Однажды вечером, когда мы втроем окружили его, прощаясь перед отходом ко сну, он, по своему обыкновению, поцеловал обеих сестер и, также по своему обыкновению, пожал мне руку. Диана, шаловливо настроенная в этот вечер (она не была подвластна мучительному гнету его воли, ибо обладала сама не менее сильной волей — правда, иначе направленной), внезапно воскликнула:
— Сент-Джон, ты называешь Джен своей третьей сестрой, а обращаешься с ней не как с сестрой: что же ты ее не поцелуешь?
Она подтолкнула меня к нему. Я решила, что Диана слишком уж разошлась, и смутилась. Но не успела я опомниться, как Сент-Джон наклонил голову, его прекрасное античное лицо очутилось на одном уровне с моим, его пронзительные глаза вопрошающе посмотрели в мои — и он поцеловал меня. На свете не существует ни мраморных, ни ледяных поцелуев — но именно так мне бы хотелось назвать поцелуй моего преподобного кузена. Быть может, существуют испытующие поцелуи, — таким именно и был его поцелуй. Поцеловав меня, он посмотрел, какое это на меня произведет впечатление; оно отнюдь не было потрясающим: я уверена, что не покраснела, скорее слегка побледнела, ибо почувствовала, что этот поцелуй был как бы печатью, скрепившей мои оковы. С тех пор он никогда не забывал выполнить этот обряд, и та спокойная серьезность, с какой я принимала его поцелуй, казалось, даже придавала ему в глазах Сент-Джона некоторую прелесть. Что до меня, то мне с каждым днем все больше хотелось угождать ему, но и с каждым днем становилось яснее, что для этого мне придется в значительной мере отказаться от себя, подавить часть своих способностей, сообщить новое направление своим вкусам, принудить себя стремиться к целям, к которым у меня нет врожденного влечения. Он хотел воспитать меня для таких возвышенных сфер, которые были мне недоступны; для меня было мучением постоянно стремиться к идеалу, который он ставил передо мной. Достигнуть его было так же невозможно, как придать моим неправильным чертам непогрешимую классическую правильность его лица или сообщить моим изменчивым зеленым глазам лазурную синеву и великолепный блеск его глаз.

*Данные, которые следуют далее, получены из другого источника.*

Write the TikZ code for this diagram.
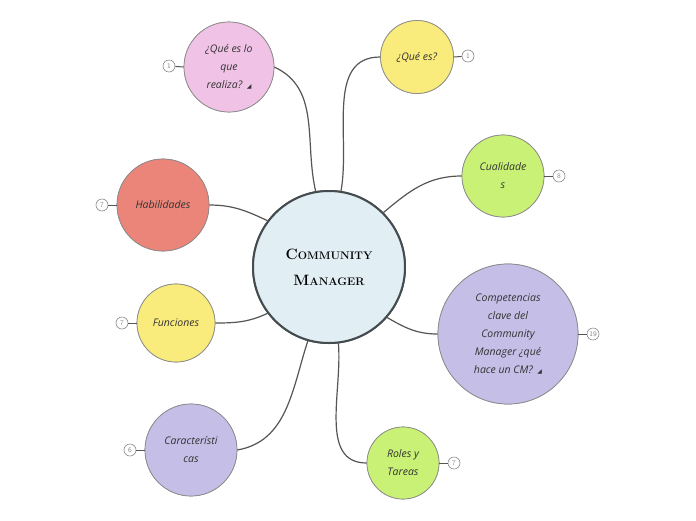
\documentclass[tikz,border=0pt]{standalone}
\usepackage{fontspec}
\newfontfamily\hand{Open Sans}
\newfontfamily\symfont{DejaVu Sans}
\definecolor{centerfill}{HTML}{E1EEF4}
\definecolor{centerbord}{HTML}{454C50}
\definecolor{pinkf}{HTML}{F0C3E6}
\definecolor{yellowf}{HTML}{F9EB7C}
\definecolor{greenf}{HTML}{C9F176}
\definecolor{lavf}{HTML}{C5BEE6}
\definecolor{salmonf}{HTML}{EC8579}
\definecolor{bordgray}{HTML}{8A8A8A}
\definecolor{conncol}{HTML}{555555}
\definecolor{txt}{HTML}{333333}
\newcommand{\tri}{\ \,{\symfont\fontsize{6}{6}\selectfont ◢}}
\newcommand{\bigc}[1]{{\fontsize{15}{26}\selectfont #1}}
\tikzset{
  topic/.style={circle, draw=bordgray, line width=0.7pt, inner sep=0pt,
    minimum size=#1, text=txt, align=center,
    font=\hand\itshape\fontsize{10.5}{18}\selectfont},
  central/.style={circle, draw=centerbord, line width=2pt, fill=centerfill,
    minimum size=152pt, inner sep=0pt, align=center, text=black,
    font=\bfseries\fontsize{11}{26}\selectfont},
  badge/.style={circle, draw=bordgray, fill=white, line width=0.6pt,
    minimum size=12pt, inner sep=0pt, text=bordgray,
    font=\sffamily\fontsize{7}{7}\selectfont},
  conn/.style={draw=conncol, line width=1.2pt},
  stub/.style={draw=conncol, line width=1pt}
}
\begin{document}
\begin{tikzpicture}[x=1pt,y=-1pt]
\useasboundingbox (0,0) rectangle (696,520);
\fill[white] (0,0) rectangle (696,520);

\node[central] (c) at (329,267) {\bigc{C}OMMUNITY\\\bigc{M}ANAGER};

\node[topic=90pt, fill=pinkf] (q1) at (229,67) {¿Qué es lo\\que\\realiza?\tri};
\node[topic=73pt, fill=yellowf] (q2) at (417,57) {¿Qué es?};
\node[topic=82pt, fill=greenf] (cu) at (503,176) {Cualidade\\s};
\node[topic=140pt, fill=lavf] (co) at (508,334) {Competencias\\clave del\\Community\\Manager ¿qué\\hace un CM?\tri};
\node[topic=92pt, fill=salmonf] (ha) at (163,205) {Habilidades};
\node[topic=78pt, fill=yellowf] (fu) at (176,323) {Funciones};
\node[topic=92pt, fill=lavf] (ca) at (191,450) {Característi\\cas};
\node[topic=72pt, fill=greenf] (ro) at (403,463) {Roles y\\Tareas};

\draw[conn] (c.100) to[out=103, in=-25] (q1.east);
\draw[conn] (c.81) to[out=80, in=180] (q2.west);
\draw[conn] (c.45) to[out=40, in=180] (cu.west);
\draw[conn] (c.-41) to[out=-30, in=180] (co.west);
\draw[conn] (c.143) to[out=155, in=0] (ha.east);
\draw[conn] (c.217) to[out=205, in=0] (fu.east);
\draw[conn] (c.254) to[out=252, in=10] (ca.east);
\draw[conn] (c.-83) to[out=-85, in=180] (ro.west);

% redraw circles on top of connector ends
\node[topic=90pt, fill=pinkf] at (229,67) {¿Qué es lo\\que\\realiza?\tri};
\node[topic=73pt, fill=yellowf] at (417,57) {¿Qué es?};
\node[topic=82pt, fill=greenf] at (503,176) {Cualidade\\s};
\node[topic=140pt, fill=lavf] at (508,334) {Competencias\\clave del\\Community\\Manager ¿qué\\hace un CM?\tri};
\node[topic=92pt, fill=salmonf] at (163,205) {Habilidades};
\node[topic=78pt, fill=yellowf] at (176,323) {Funciones};
\node[topic=92pt, fill=lavf] at (191,450) {Característi\\cas};
\node[topic=72pt, fill=greenf] at (403,463) {Roles y\\Tareas};
\node[central] at (329,267) {\bigc{C}OMMUNITY\\\bigc{M}ANAGER};

% badges
\node[badge] (b1) at (169,66) {1};
\node[badge] (b2) at (468,56) {1};
\node[badge] (b3) at (559,176) {8};
\node[badge] (b4) at (593,334) {19};
\node[badge] (b5) at (102,205) {7};
\node[badge] (b6) at (122,323) {7};
\node[badge] (b7) at (130,450) {6};
\node[badge] (b8) at (454,463) {7};
\draw[stub] (q1.west) -- (b1);
\draw[stub] (q2.east) -- (b2);
\draw[stub] (cu.east) -- (b3);
\draw[stub] (co.east) -- (b4);
\draw[stub] (ha.west) -- (b5);
\draw[stub] (fu.west) -- (b6);
\draw[stub] (ca.west) -- (b7);
\draw[stub] (ro.east) -- (b8);
\end{tikzpicture}
\end{document}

Однако не одно только его влияние угнетало меня. С некоторых пор у меня были причины для грусти; душу томила жестокая боль, отравлявшая радость жизни в самом ее истоке: это были муки неизвестности.
Быть может, вы думаете, читатель, что среди всех этих перемен я забыла мистера Рочестера? Ни на миг! Образ его не покидал меня, ибо это был не мираж, который способны рассеять солнечные лучи, не рисунок, начертанный на песке, который может смести буря, — он был как имя, высеченное на каменной плите, которое будет существовать так же долго, как и мрамор, на котором оно вырезано. Страстное желание узнать, что с ним, преследовало меня повсюду. Когда я жила в Мортоне, каждый вечер, вернувшись в свой коттедж, я думала об этом; и теперь, в Мурхаузе, каждую ночь, лежа в кровати, упорно размышляла все о том же.